Nth-Party Risk in Incident Response Planning
Your incident response plan must account for Nth-party failure scenarios. Here’s how to build Nth-party considerations into your response planning:
- Failure scenario mapping: For your top 5 Nth-party concentration risks, document what would happen if that fourth party became unavailable — which third-party services would fail, and what business processes would be affected?
- Notification chain: If a fourth party suffers a breach, you may not receive direct notification. Establish monitoring and internal escalation procedures for vendor-reported Nth-party incidents.
- Contingency options: For critical Nth-party dependencies, identify whether contingency options exist — can your third-party vendor switch to an alternative provider? How quickly?
- Tabletop exercises: Include at least one Nth-party failure scenario in your annual business continuity tabletop exercise to test your response readiness.
Frequently Asked Questions
What is Nth-party risk in TPRM?
Nth-party risk in TPRM is the risk exposure arising from vendors of your vendors — the extended chain of sub-contractors, sub-processors, and service providers beyond the direct third-party relationship. Fourth-party risk is the most commonly managed layer, but risk can extend to fifth, sixth, and beyond in complex supply chains.
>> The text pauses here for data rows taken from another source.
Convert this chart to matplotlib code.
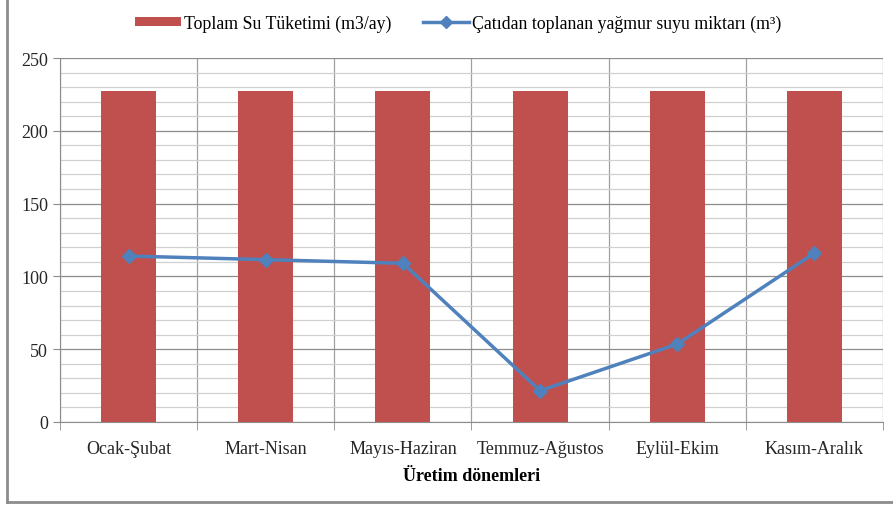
import numpy as np
import matplotlib.pyplot as plt
from matplotlib.lines import Line2D
from matplotlib.patches import Patch
from matplotlib.ticker import MultipleLocator

# dati
donemler = ["Ocak-Şubat", "Mart-Nisan", "Mayıs-Haziran", "Temmuz-Ağustos", "Eylül-Ekim", "Kasım-Aralık"]
tuketim = [227, 227, 227, 227, 227, 227]
yagmur = [114, 111.5, 109, 21.5, 53.5, 116]

plt.rcParams['font.family'] = ['Liberation Serif', 'DejaVu Serif']

fig = plt.figure(figsize=(8.93, 5.06), dpi=100)
ax = fig.add_axes([60 / 893, 83 / 506, 823 / 893, 364 / 506])

x = np.arange(len(donemler))
ax.bar(x, tuketim, width=0.4, color='#c0504d', zorder=3)
ax.plot(x, yagmur, color='#4f81bd', lw=2.5, marker='D', markersize=7, zorder=4)

ax.set_xlim(-0.5, len(donemler) - 0.5)
ax.set_ylim(0, 250)
ax.yaxis.set_major_locator(MultipleLocator(50))
ax.yaxis.set_minor_locator(MultipleLocator(10))
ax.grid(which='major', axis='y', color='#8c8c8c', lw=0.9, zorder=0)
ax.grid(which='minor', axis='y', color='#d0d0d0', lw=0.9, zorder=0)

# dikey ayırıcılar
ax.set_xticks(np.arange(len(donemler) + 1) - 0.5, minor=True)
ax.set_xticks(x)
ax.set_xticklabels(donemler, fontsize=13, color='#262626')
ax.grid(which='minor', axis='x', color='#a0a0a0', lw=0.9, zorder=0)
ax.tick_params(axis='x', which='major', length=0, pad=13)
ax.tick_params(axis='x', which='minor', length=6, color='#8c8c8c')
ax.tick_params(axis='y', which='major', length=5, color='#8c8c8c', labelsize=13, labelcolor='#262626')
ax.tick_params(axis='y', which='minor', length=0)

for s in ['top', 'right']:
    ax.spines[s].set_visible(False)
for s in ['left', 'bottom']:
    ax.spines[s].set_color('#8c8c8c')

ax.set_xlabel('Üretim dönemleri', fontsize=13, fontweight='bold', labelpad=7)

handles = [Patch(facecolor='#c0504d', edgecolor='none'),
           Line2D([], [], color='#4f81bd', lw=2.5, marker='D', markersize=6)]
fig.legend(handles, ['Toplam Su Tüketimi (m3/ay)', 'Çatıdan toplanan yağmur suyu miktarı (m³)'],
           loc='center', bbox_to_anchor=(0.513, 0.952), ncol=2, frameon=False, fontsize=12.8,
           handlelength=2.6, handleheight=0.45, handletextpad=0.15, columnspacing=1.8)

# dış çerçeve
fig.add_artist(Line2D([6.5 / 893, 6.5 / 893], [1, 3.5 / 506], transform=fig.transFigure, color='#8c8c8c', lw=2))
fig.add_artist(Line2D([6.5 / 893, 1], [3.5 / 506, 3.5 / 506], transform=fig.transFigure, color='#8c8c8c', lw=2))

fig.savefig('out.png', dpi=100)
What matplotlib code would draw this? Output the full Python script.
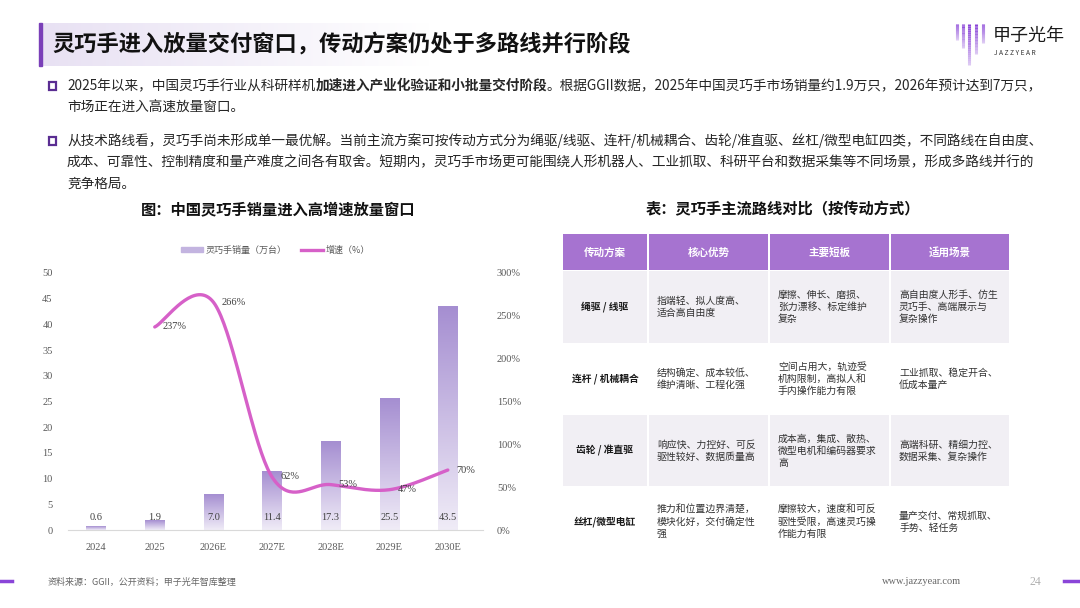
import numpy as np
import matplotlib
matplotlib.use('Agg')
import matplotlib.pyplot as plt
from matplotlib.colors import LinearSegmentedColormap
from matplotlib.patches import Rectangle
from matplotlib.lines import Line2D
from matplotlib.ticker import FuncFormatter

plt.rcParams['font.family'] = ['Noto Sans CJK SC', 'DejaVu Sans']

# ---- data ----
years = ['2024', '2025', '2026E', '2027E', '2028E', '2029E', '2030E']
sales = [0.6, 1.9, 7.0, 11.4, 17.3, 25.5, 43.5]
growth = [237, 266, 62, 53, 47, 70]          # 2025 .. 2030E

page_title = '灵巧手进入放量交付窗口，传动方案仍处于多路线并行阶段'
bullet1_runs = [
    ('2025年以来，中国灵巧手行业从科研样机', 'normal'),
    ('加速进入产业化验证和小批量交付阶段', 'bold'),
    ('。根据GGII数据，2025年中国灵巧手市场销量约1.9万只，2026年预计达到7万只，', 'normal'),
]
bullet1_line2 = '市场正在进入高速放量窗口。'
bullet2_lines = [
    '从技术路线看，灵巧手尚未形成单一最优解。当前主流方案可按传动方式分为绳驱/线驱、连杆/机械耦合、齿轮/准直驱、丝杠/微型电缸四类，不同路线在自由度、',
    '成本、可靠性、控制精度和量产难度之间各有取舍。短期内，灵巧手市场更可能围绕人形机器人、工业抓取、科研平台和数据采集等不同场景，形成多路线并行的',
    '竞争格局。',
]
chart_title = '图：中国灵巧手销量进入高增速放量窗口'
table_title = '表：灵巧手主流路线对比（按传动方式）'
legend_labels = ['灵巧手销量（万台）', '增速（%）']

table_header = ['传动方案', '核心优势', '主要短板', '适用场景']
table_schemes = ['绳驱 / 线驱', '连杆 / 机械耦合', '齿轮 / 准直驱', '丝杠/微型电缸']
table_pros = [
    ['指端轻、拟人度高、', '适合高自由度'],
    ['结构确定、成本较低、', '维护清晰、工程化强'],
    ['响应快、力控好、可反', '驱性较好、数据质量高'],
    ['推力和位置边界清楚，', '模块化好，交付确定性', '强'],
]
table_cons = [
    ['摩擦、伸长、磨损、', '张力漂移、标定维护', '复杂'],
    ['空间占用大，轨迹受', '机构限制，高拟人和', '手内操作能力有限'],
    ['成本高，集成、散热、', '微型电机和编码器要求', '高'],
    ['摩擦较大，速度和可反', '驱性受限，高速灵巧操', '作能力有限'],
]
table_uses = [
    ['高自由度人形手、仿生', '灵巧手、高端展示与', '复杂操作'],
    ['工业抓取、稳定开合、', '低成本量产'],
    ['高端科研、精细力控、', '数据采集、复杂操作'],
    ['量产交付、常规抓取、', '手势、轻任务'],
]
source_text = '资料来源：GGII，公开资料；甲子光年智库整理'
site_text = 'www.jazzyear.com'
page_no = '24'

# ---- colours ----
PURPLE = '#7a3fb8'
LINE_PINK = '#d660c8'
TXT = '#262626'
AX_GREY = '#595959'
SERIF = ['Liberation Serif', 'DejaVu Serif']

fig = plt.figure(figsize=(10.8, 6.08), dpi=100)
bg = fig.add_axes([0, 0, 1, 1])
bg.set_xlim(0, 1080)
bg.set_ylim(608, 0)
bg.axis('off')

# header band with soft gradient
hgrad = np.linspace(0, 1, 256).reshape(1, -1)
hcmap = LinearSegmentedColormap.from_list('h', ['#e8e1f3', '#ffffff'])
bg.imshow(hgrad, extent=(41, 430, 66, 23), cmap=hcmap, aspect='auto', zorder=0)
bg.add_patch(Rectangle((38.5, 23), 3.5, 43, color=PURPLE, zorder=1))
bg.text(52, 44, page_title, fontsize=16, fontweight='bold', color='#111111',
        va='center', ha='left')

# logo
bar_x = [957, 963, 969, 976, 983]
bar_bottom = [40, 48, 65, 54, 43]
for bx, bb in zip(bar_x, bar_bottom):
    n = 20
    ys = np.linspace(24, bb, n + 1)
    for k in range(n):
        a = 1 - k / n
        bg.plot([bx, bx], [ys[k], ys[k + 1]], color='#8a45d8', alpha=0.25 + 0.75 * a,
                lw=2.2, solid_capstyle='butt')
bg.text(993, 36, '甲子光年', fontsize=13, color='#1a1a1a', va='center', ha='left')
bg.text(994, 53, ' '.join('JAZZYEAR'), fontsize=4.8, color='#333333', va='center', ha='left')

# bullets
renderer = fig.canvas.get_renderer()
BODY_FS = 9.85


def draw_runs(x, y, runs):
    for txt, weight in runs:
        t = bg.text(x, y, txt, fontsize=BODY_FS, fontweight=weight, color=TXT,
                    va='center', ha='left')
        x += t.get_window_extent(renderer=renderer).width


for by in (86, 141):
    bg.add_patch(Rectangle((48.5, by - 4), 7.5, 7.5, fill=False, edgecolor='#5a2d92', lw=1.6))

draw_runs(67, 86, bullet1_runs)
bg.text(67, 108, bullet1_line2, fontsize=BODY_FS, color=TXT, va='center', ha='left')
for i, line in enumerate(bullet2_lines):
    bg.text(67, 141 + i * 21.5, line, fontsize=BODY_FS, color=TXT, va='center', ha='left')

# sub-titles
bg.text(278, 209, chart_title, fontsize=11, fontweight='bold', color='#111111',
        ha='center', va='center')
bg.text(783, 209, table_title, fontsize=11, fontweight='bold', color='#111111',
        ha='center', va='center')

# ---- table ----
col_edges = [562, 648, 769, 890, 1010]
row_edges = [234, 271, 343, 415, 486, 557]
TFS = 7.1
LSP = 12.2
for c in range(4):
    x0, x1 = col_edges[c] + 1, col_edges[c + 1] - 1
    bg.add_patch(Rectangle((x0, row_edges[0]), x1 - x0, row_edges[1] - row_edges[0] - 1.5,
                           color='#a673d0', lw=0))
    bg.text((x0 + x1) / 2, (row_edges[0] + row_edges[1]) / 2, table_header[c],
            fontsize=7.6, fontweight='bold', color='white', ha='center', va='center')

body_cols = [table_pros, table_cons, table_uses]
for r in range(4):
    y0, y1 = row_edges[r + 1], row_edges[r + 2]
    yc = (y0 + y1) / 2
    for c in range(4):
        x0, x1 = col_edges[c] + 1, col_edges[c + 1] - 1
        if r % 2 == 0:
            bg.add_patch(Rectangle((x0, y0), x1 - x0, y1 - y0, color='#f1eff4', lw=0))
    bg.text((col_edges[0] + col_edges[1]) / 2, yc, table_schemes[r], fontsize=7.0,
            fontweight='bold', color='#1a1a1a', ha='center', va='center')
    for c, col in enumerate(body_cols, start=1):
        lines = col[r]
        start = yc - (len(lines) - 1) * LSP / 2
        for k, ln in enumerate(lines):
            bg.text(col_edges[c] + 9, start + k * LSP, ln, fontsize=TFS, color='#333333',
                    ha='left', va='center')

# ---- footer ----
bg.plot([0, 12], [581, 581], color='#8a45d8', lw=2.5)
bg.plot([1064, 1080], [581, 581], color='#8a45d8', lw=2.5)
bg.text(48, 582, source_text, fontsize=6.5, color='#666666', va='center', ha='left')
bg.text(882, 582, site_text, fontsize=7.5, color='#666666', va='center', ha='left',
        family=SERIF)
bg.text(1030, 582, page_no, fontsize=8.5, color='#b0b0b0', va='center', ha='left',
        family=SERIF)

# ---- combo chart ----
ax = fig.add_axes([68 / 1080, 1 - 530 / 608, 415 / 1080, 257 / 608])
x = np.arange(len(years))
bar_w = 0.33
bars = ax.bar(x, sales, width=bar_w, color='none', edgecolor='none', zorder=2)
bcmap = LinearSegmentedColormap.from_list('b', ['#f0ecf7', '#a58ed1'])
vgrad = np.linspace(0, 1, 256).reshape(-1, 1)
for rect in bars:
    x0 = rect.get_x()
    ax.imshow(vgrad, extent=(x0, x0 + rect.get_width(), 0, rect.get_height()),
              origin='lower', cmap=bcmap, aspect='auto', zorder=1)
for xi, v in zip(x, sales):
    ax.text(xi, 2.5, f'{v:.1f}', ha='center', va='center', fontsize=7.5, color='#404040',
            family=SERIF, zorder=3)

ax.set_xlim(-0.48, 6.6)
ax.set_ylim(0, 50)
ax.set_yticks(np.arange(0, 51, 5))
ax.set_xticks(x)
ax.set_xticklabels(years, family=SERIF)
ax.set_yticklabels([str(v) for v in range(0, 51, 5)], family=SERIF)
ax.tick_params(axis='both', length=0, labelsize=7.5, colors=AX_GREY)
ax.tick_params(axis='x', pad=9)
ax.tick_params(axis='y', pad=11)
for s in ('top', 'right', 'left'):
    ax.spines[s].set_visible(False)
ax.spines['bottom'].set_color('#d9d9d9')
ax.patch.set_alpha(0)

ax2 = ax.twinx()
gx = x[1:].astype(float)
gy = np.array(growth, dtype=float)


def smooth_curve(xs, ys, n=40):
    # Bezier smoothing through the points, like a spreadsheet "smoothed line"
    pts = np.column_stack([xs, ys])
    out = []
    for i in range(len(pts) - 1):
        p0 = pts[i - 1] if i > 0 else pts[i]
        p1, p2 = pts[i], pts[i + 1]
        p3 = pts[i + 2] if i + 2 < len(pts) else pts[i + 1]
        c1 = p1 + (p2 - p0) / 6
        c2 = p2 - (p3 - p1) / 6
        t = np.linspace(0, 1, n)[:, None]
        seg = ((1 - t) ** 3) * p1 + 3 * ((1 - t) ** 2) * t * c1 + 3 * (1 - t) * t ** 2 * c2 + t ** 3 * p2
        out.append(seg if i == 0 else seg[1:])
    out = np.vstack(out)
    return out[:, 0], out[:, 1]


sx, sy = smooth_curve(gx, gy)
ax2.plot(sx, sy, color=LINE_PINK, lw=2.4, solid_capstyle='round', zorder=4)
for xi, g in zip(gx, growth):
    ax2.text(xi + 0.14, g, f'{g}%', ha='left', va='center', fontsize=7.5, color='#404040',
             family=SERIF, zorder=5)
ax2.set_ylim(0, 300)
ax2.set_yticks(np.arange(0, 301, 50))
ax2.yaxis.set_major_formatter(FuncFormatter(lambda v, p: f'{int(v)}%'))
ax2.tick_params(axis='y', length=0, labelsize=7.5, colors=AX_GREY, pad=10)
for lab in ax2.get_yticklabels():
    lab.set_fontfamily(SERIF)
for s in ax2.spines.values():
    s.set_visible(False)

handles = [Rectangle((0, 0), 1, 1, color='#c3b4e0'),
           Line2D([0], [0], color=LINE_PINK, lw=2.4)]
leg = ax2.legend(handles, legend_labels, loc='lower center', bbox_to_anchor=(0.5, 1.04),
                 ncol=2, frameon=False, fontsize=6.5, handlelength=2.4, handleheight=0.5,
                 columnspacing=1.6, handletextpad=0.3)
for t in leg.get_texts():
    t.set_color(AX_GREY)

fig.savefig('out.png', dpi=100)
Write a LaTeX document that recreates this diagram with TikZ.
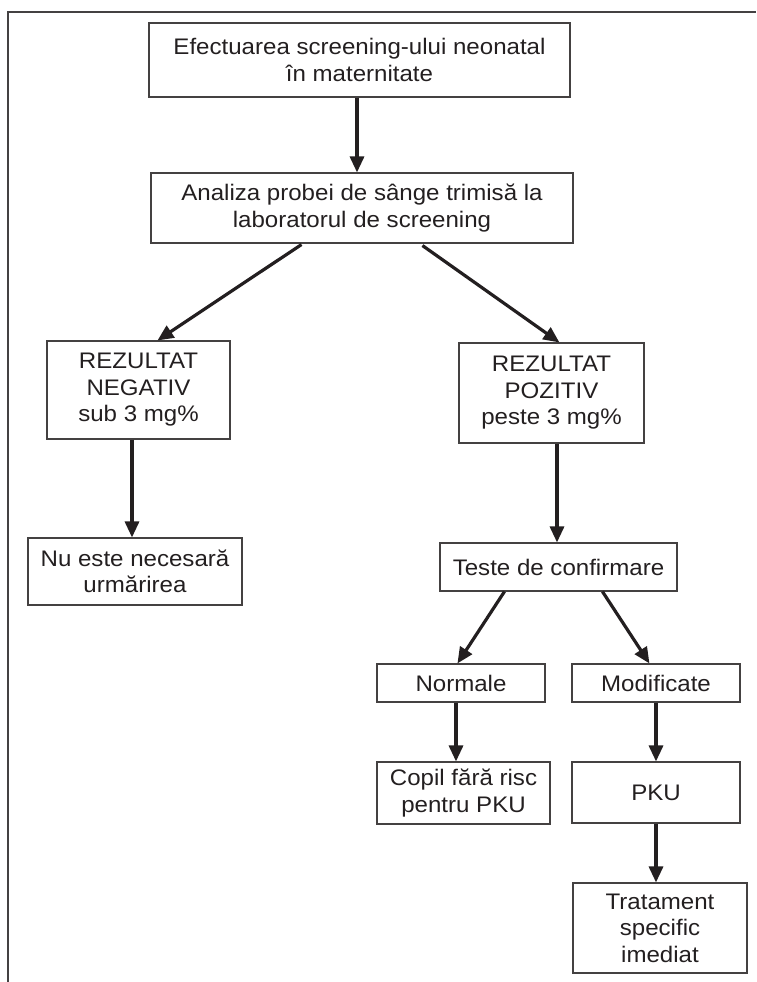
\documentclass[tikz,border=0pt]{standalone}
\usepackage{fontspec}
\setmainfont{Liberation Sans}[FakeStretch=1.07]
\usetikzlibrary{arrows.meta,calc}
\definecolor{ink}{HTML}{231F20}
\begin{document}
\begin{tikzpicture}[x=1pt,y=-1pt,
  box/.style={draw=ink!85,line width=1.1pt,rectangle,inner sep=0pt,align=center,
    text=ink,font=\fontsize{22.5}{26.5}\selectfont},
  arr/.style={draw=ink,line width=3.2pt,-{Triangle[length=16pt,width=14pt]}}]
\useasboundingbox (0,0) rectangle (756,982);
\draw[ink!85,line width=1.1pt] (8,982) -- (8,12) -- (756,12);
\node[box,minimum width=421pt,minimum height=74pt] (b1) at (359.5,60) {Efectuarea screening-ului neonatal\\în maternitate};
\node[box,minimum width=422pt,minimum height=70pt] (b2) at (362,208) {Analiza probei de sânge trimisă la\\laboratorul de screening};
\node[box,minimum width=183pt,minimum height=98pt] (neg) at (138.5,390) {REZULTAT\\NEGATIV\\sub 3 mg\%};
\node[box,minimum width=214pt,minimum height=67pt] (nu) at (135,571.5) {Nu este necesară\\urmărirea};
\node[box,minimum width=185pt,minimum height=100pt] (poz) at (551.5,393) {REZULTAT\\POZITIV\\peste 3 mg\%};
\node[box,minimum width=237pt,minimum height=48pt] (teste) at (558.5,567) {Teste de confirmare};
\node[box,minimum width=168pt,minimum height=38pt] (norm) at (461,683) {Normale};
\node[box,minimum width=168pt,minimum height=38pt] (mod) at (656,683) {Modificate};
\node[box,minimum width=173pt,minimum height=62pt] (copil) at (463.5,793) {Copil fără risc\\pentru PKU};
\node[box,minimum width=168pt,minimum height=61pt] (pku) at (656,792.5) {PKU};
\node[box,minimum width=174pt,minimum height=90pt] (trat) at (660,928) {Tratament\\specific\\imediat};
\coordinate (s1) at ($(b1.south)+(-2.5,0)$);
\coordinate (s2) at ($(neg.south)+(-6.5,0)$);
\coordinate (s3) at ($(poz.south)+(5.5,0)$);
\coordinate (s4) at ($(norm.south)+(-5,0)$);
\draw[arr] (s1) -- (s1 |- b2.north);
\draw[arr] ($(b2.south west)+(151,1)$) -- ($(neg.north west)+(111,0)$);
\draw[arr] ($(b2.south west)+(272,2)$) -- ($(poz.north west)+(101,0)$);
\draw[arr] (s2) -- (s2 |- nu.north);
\draw[arr] (s3) -- (s3 |- teste.north);
\draw[arr] ($(teste.south west)+(65,0)$) -- ($(norm.north west)+(81,0)$);
\draw[arr] ($(teste.south west)+(163,0)$) -- ($(mod.north west)+(78,0)$);
\draw[arr] (s4) -- (s4 |- copil.north);
\draw[arr] (mod.south) -- (pku.north);
\draw[arr] (pku.south) -- (pku.south |- trat.north);
\end{tikzpicture}
\end{document}
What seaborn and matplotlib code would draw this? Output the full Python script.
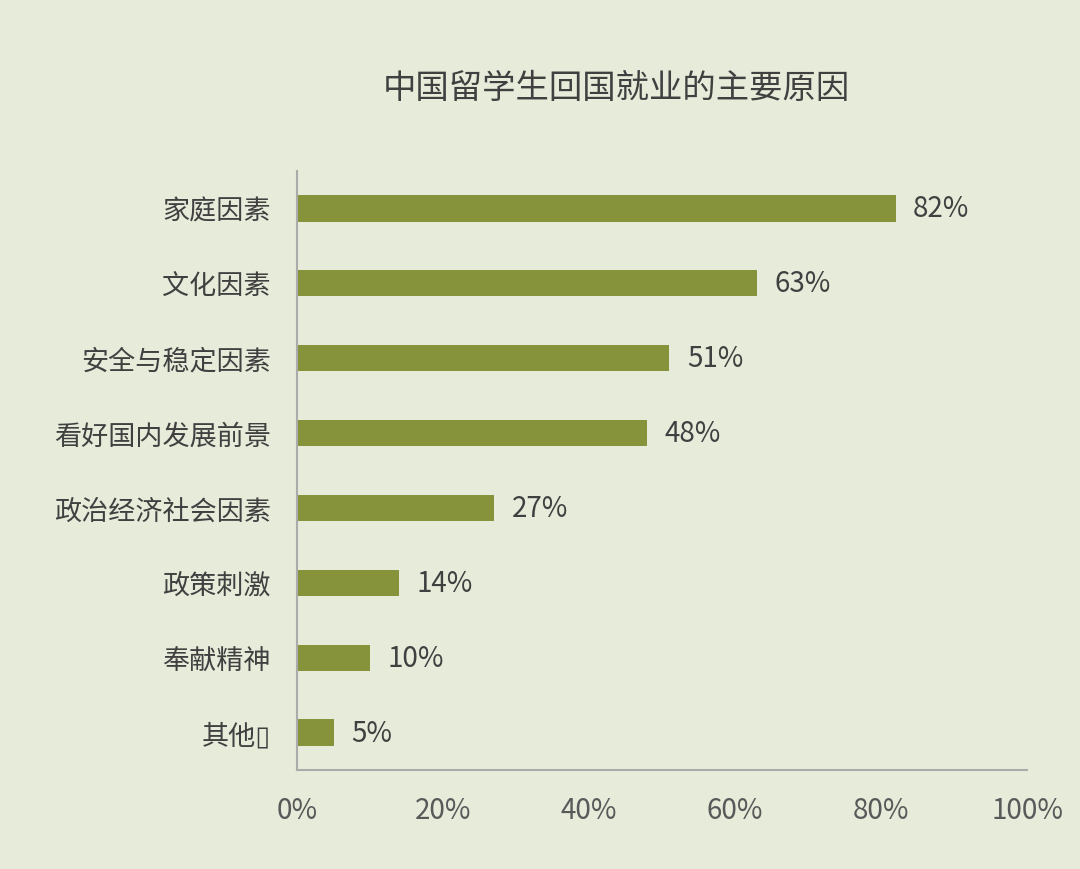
import pandas as pd
import matplotlib.pyplot as plt
import seaborn as sns

# Data
reasons = ['家庭因素', '文化因素', '安全与稳定因素', '看好国内发展前景',
           '政治经济社会因素', '政策刺激', '奉献精神', '其他▯']
shares = [82, 63, 51, 48, 27, 14, 10, 5]
x_ticks = [0, 20, 40, 60, 80, 100]

bg = '#E6EBDA'
bar_color = '#86933A'
text_color = '#404040'

sns.set_theme(style='white')
plt.rcParams['font.family'] = ['Noto Sans CJK SC', 'DejaVu Sans']

df = pd.DataFrame({'reason': reasons, 'share': shares})

fig = plt.figure(figsize=(10.8, 8.7), dpi=100, facecolor=bg)
ax = fig.add_axes([0.275, 0.1138, 0.676, 0.6885])
ax.set_facecolor(bg)

sns.barplot(data=df, x='share', y='reason', color=bar_color, width=0.35,
            saturation=1, linewidth=0, ax=ax)

# percentage labels at the end of each bar
for i, v in enumerate(shares):
    ax.text(v + 2.4, i, f'{v}%', va='center', ha='left', fontsize=20,
            color=text_color)

ax.set_xlim(0, 100)
ax.set_ylim(7.5, -0.5)
ax.set_xticks(x_ticks)
ax.set_xticklabels([f'{t}%' for t in x_ticks], fontsize=20, color='#595959')
ax.tick_params(axis='y', labelsize=19.5, labelcolor='#404040', length=0, pad=19)
ax.tick_params(axis='x', length=0, pad=18)
ax.set_xlabel('')
ax.set_ylabel('')

for side in ['top', 'right']:
    ax.spines[side].set_visible(False)
for side in ['left', 'bottom']:
    ax.spines[side].set_color('#ABABAB')
    ax.spines[side].set_linewidth(1.5)

fig.text(0.571, 0.898, '中国留学生回国就业的主要原因', ha='center', va='center',
         fontsize=24, color=text_color)

fig.savefig('out.png', dpi=100, facecolor=bg)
What is the difference between third-party and fourth-party risk?
Third-party risk involves direct vendors with whom you have a contractual relationship. Fourth-party risk involves the vendors that your vendors rely on — organizations you have no direct contract with but whose failures can impact your operations through the third-party chain.
How do you identify fourth-party vendors?
Fourth-party vendors are identified by requiring your critical third parties to disclose their sub-processor and key subcontractor lists. Modern TPRM platforms use network intelligence, threat intelligence feeds, and internet scanning to automatically map vendor dependency chains beyond what’s self-reported.
How do you manage Nth-party risk without direct contracts?
Nth-party risk is managed through contract flow-down requirements, sub-processor approval rights, due diligence questionnaire requirements for critical fourth parties, and technology-based monitoring of the extended vendor ecosystem.
The key takeaway for TPRM analysts is that your risk boundary doesn’t end at your vendor list — it extends through every layer of the supply chain that can affect your operations or data. You should build Nth-party visibility into your TPRM program not as a luxury but as a necessity, because attackers and disruptors don’t respect contractual boundaries. Organizations that invest in Nth-party risk management consistently demonstrate stronger operational resilience and fewer supply-chain-originated incidents.